▸ CHALLENGE
Reply with the count of lines holding "this", nothing more.

Extracted data entries
____

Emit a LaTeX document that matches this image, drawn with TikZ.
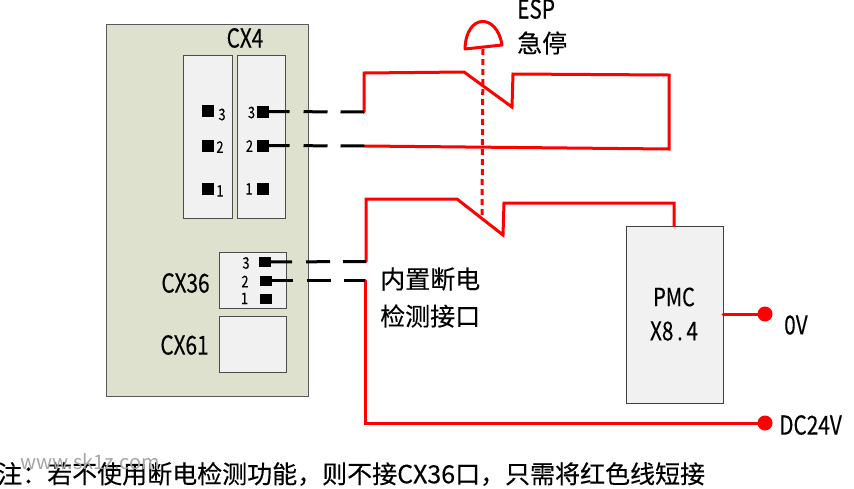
\documentclass[tikz,border=0pt]{standalone}
\usepackage{fontspec}
\setmainfont[FakeBold=0.25]{Noto Sans CJK SC}
\newfontfamily\cond[FakeStretch=0.8,FakeBold=0.25]{Noto Sans CJK SC}
\newfontfamily\plain{Noto Sans CJK SC}
\newcommand{\fsz}[1]{\fontsize{#1}{#1}\selectfont}
\newcommand{\mdot}{\makebox[13pt][c]{.}}
\tikzset{
  x=1pt,y=-1pt,
  board/.style={draw=black!65,line width=1.3pt,fill=boardc},
  slot/.style={draw=black!70,line width=1pt,fill=slotc},
  pmcbox/.style={draw=black!75,line width=1pt,fill=slotc},
  pin/.style={fill=black,inner sep=0,minimum size=12pt},
  pinb/.style={fill=black,inner sep=0,minimum width=12pt,minimum height=10pt},
  num/.style={font=\cond\fsz{16},inner sep=0},
  lab/.style={font=\cond\fsz{26},inner sep=0},
  cjk/.style={font=\fsz{25},inner sep=0},
  wire/.style={draw=wirec,line width=3pt,line join=miter,line cap=round},
  stub/.style={draw=black,line width=3pt,dash pattern=on 27pt off 14pt on 24pt off 13pt on 24pt off 50pt},
  term/.style={circle,fill=wirec,inner sep=0,minimum size=15pt},
  link/.style={draw=wirec,line width=3pt,dash pattern=on 6pt off 4pt},
}
\definecolor{boardc}{HTML}{DDE1CD}
\definecolor{slotc}{HTML}{F1F1F1}
\definecolor{wirec}{HTML}{FF0000}
\begin{document}
\begin{tikzpicture}
\useasboundingbox (0,0) rectangle (854,488);
\fill[white] (0,0) rectangle (854,488);
% board
\node[board,anchor=north west,minimum width=202pt,minimum height=372pt,inner sep=0] (brd) at (106,24) {};
\node[slot,anchor=north west,minimum width=49pt,minimum height=163pt,inner sep=0] (s1) at (183,55) {};
\node[slot,anchor=north west,minimum width=48pt,minimum height=163pt,inner sep=0] (s2) at (237,55) {};
\node[slot,anchor=north west,minimum width=67pt,minimum height=56pt,inner sep=0] (s3) at (219,252) {};
\node[slot,anchor=north west,minimum width=67pt,minimum height=56pt,inner sep=0] (s4) at (219,316) {};
\node[lab] (cx4) at (245,38) {CX4};
\node[lab] (cx36) at (185.5,283) {CX36};
\node[lab] (cx61) at (184.5,345) {CX61};
% pins CX4
\node[pin] (l3) at (207.5,111) {};
\node[pin] (l2) at (207.5,145.5) {};
\node[pin] (l1) at (207.5,188.5) {};
\node[pin] (r3) at (262.5,111.5) {};
\node[pin] (r2) at (262.5,145.5) {};
\node[pin] (r1) at (262.5,188.5) {};
\node[num] at (222,114.5) {3};
\node[num] at (220,147) {2};
\node[num] at (220,191) {1};
\node[num] at (251.5,112.5) {3};
\node[num] at (249.5,146) {2};
\node[num] at (249,189) {1};
% pins CX36
\node[pinb] (c3) at (265,262) {};
\node[pinb] (c2) at (265.5,280.5) {};
\node[pinb] (c1) at (265.5,298.5) {};
\node[num] at (246,263) {3};
\node[num] at (245,281.5) {2};
\node[num] at (244.5,298.5) {1};
% wire junctions
\coordinate (a3) at (364,112);
\coordinate (a2) at (365,146);
\coordinate (b3) at (366,261.5);
\coordinate (b2) at (365,280.5);
% red wires
\draw[wire] (a3) -- (364,73) -- (464,72) -- (512,107) -- (513,74) -- (669,75) -- (669,149) -- (a2);
\node[pmcbox,anchor=north west,minimum width=97pt,minimum height=177pt,inner sep=0] (pmc) at (626,226) {};
\draw[wire] (b3) -- (366,199) -- (457,199) -- (503,235) -- (504,203) -- (674,203) -- (674,226);
\node[term] (dc) at (765,423) {};
\node[term] (ov) at (765,314) {};
\draw[wire] (b2) -- (365,423) -- (dc.center);
\draw[wire] (723,314) -- (ov.center);
% black stubs
\draw[stub] (r3.center) -- (a3);
\draw[stub] (r2.center) -- (a2);
\draw[stub] (c3.center) -- (b3);
\draw[stub] (c2.center) -- (b2);
% ESP button
\coordinate (btnl) at (465,49);
\coordinate (btnr) at (502,45);
\draw[wire,line join=round] (btnl) .. controls (466,13) and (497,13) .. (btnr) -- cycle;
\coordinate (btnb) at (483,49);
\coordinate (sw) at (482,218);
\draw[link] (btnb) -- (sw);
% labels
\node[lab,anchor=west] (esp) at (517,9) {ESP};
\node[cjk,anchor=west] (jt) at (517,43) {急停};
\node[cjk,anchor=west] (t1) at (380,279) {内置断电};
\node[cjk,anchor=west] (t2) at (380,316) {检测接口};
\node[font=\cond\fsz{25},inner sep=0] (p1) at (674,297) {PMC};
\node[lab] (p2) at (674,331) {X8\mdot4};
\node[lab,anchor=west] (v0) at (784,325) {0V};
\node[lab,anchor=west] (v24) at (779,425) {DC24V};
\node[cjk,anchor=west] (note) at (-3,474) {注^^^^ff1a若不使用断电检测功能^^^^ff0c则不接CX36口^^^^ff0c只需将红色线短接};
\node[font=\plain\fsz{20},text=black!35,anchor=west,inner sep=0] (wm) at (20,462) {www.sk1z.com};
\end{tikzpicture}
\end{document}
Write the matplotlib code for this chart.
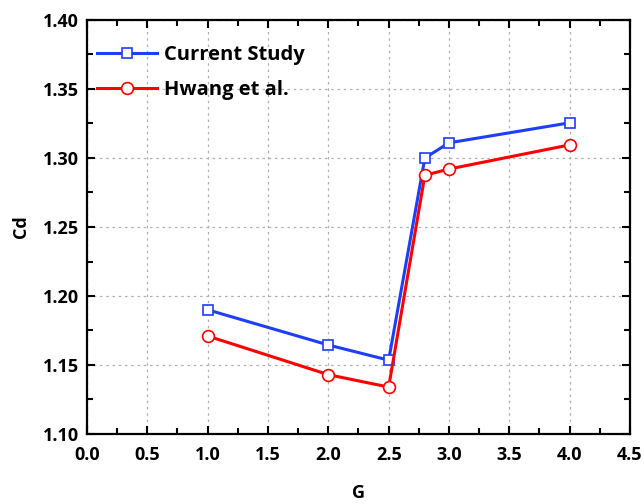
import matplotlib.pyplot as plt
from matplotlib.ticker import MultipleLocator

# drag coefficient against gap ratio
g_values = [1.0, 2.0, 2.5, 2.8, 3.0, 4.0]
cd_current = [1.190, 1.1645, 1.1535, 1.300, 1.311, 1.3255]
cd_hwang = [1.171, 1.143, 1.134, 1.2875, 1.292, 1.3095]

plt.rcParams['font.family'] = ['Open Sans', 'DejaVu Sans']
plt.rcParams['font.weight'] = 'bold'

fig = plt.figure(figsize=(6.44, 5.04), dpi=100)
ax = fig.add_axes([87 / 644, 70 / 504, 543 / 644, 414 / 504])

ax.plot(g_values, cd_current, color='#1f3dff', lw=2.2, marker='s',
        ms=7.5, mfc='white', mec='#1f3dff', mew=1.2, label='Current Study')
ax.plot(g_values, cd_hwang, color='#ff0000', lw=2.2, marker='o',
        ms=8.5, mfc='white', mec='#ff0000', mew=1.2, label='Hwang et al.')

ax.set_xlim(0.0, 4.5)
ax.set_ylim(1.10, 1.40)
ax.xaxis.set_major_locator(MultipleLocator(0.5))
ax.xaxis.set_minor_locator(MultipleLocator(0.25))
ax.yaxis.set_major_locator(MultipleLocator(0.05))
ax.yaxis.set_minor_locator(MultipleLocator(0.025))
ax.xaxis.set_major_formatter(plt.FormatStrFormatter('%.1f'))
ax.yaxis.set_major_formatter(plt.FormatStrFormatter('%.2f'))

ax.tick_params(which='both', direction='in', top=True, right=True,
               labelsize=13, width=1.5)
ax.tick_params(axis='x', which='major', pad=9)
ax.tick_params(axis='y', which='major', pad=6)
ax.tick_params(which='major', length=6)
ax.tick_params(which='minor', length=4)
for lab in ax.get_xticklabels() + ax.get_yticklabels():
    lab.set_fontweight('bold')
for spine in ax.spines.values():
    spine.set_linewidth(1.6)

ax.grid(True, which='major', color='#b0b0b0', ls=(0, (2, 3)), lw=0.9)
ax.set_axisbelow(True)

ax.set_xlabel('G', fontsize=13, fontweight='bold', labelpad=14)
ax.set_ylabel('Cd', fontsize=13, fontweight='bold', labelpad=9)

leg = ax.legend(loc='upper left', bbox_to_anchor=(0.0, 0.963), frameon=False,
                fontsize=14.5, handlelength=3.0, handletextpad=0.3,
                borderaxespad=0.3, borderpad=0.2, labelspacing=0.75)
for t in leg.get_texts():
    t.set_fontweight('bold')

fig.savefig('out.png', dpi=100)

____

▸ REPLY
2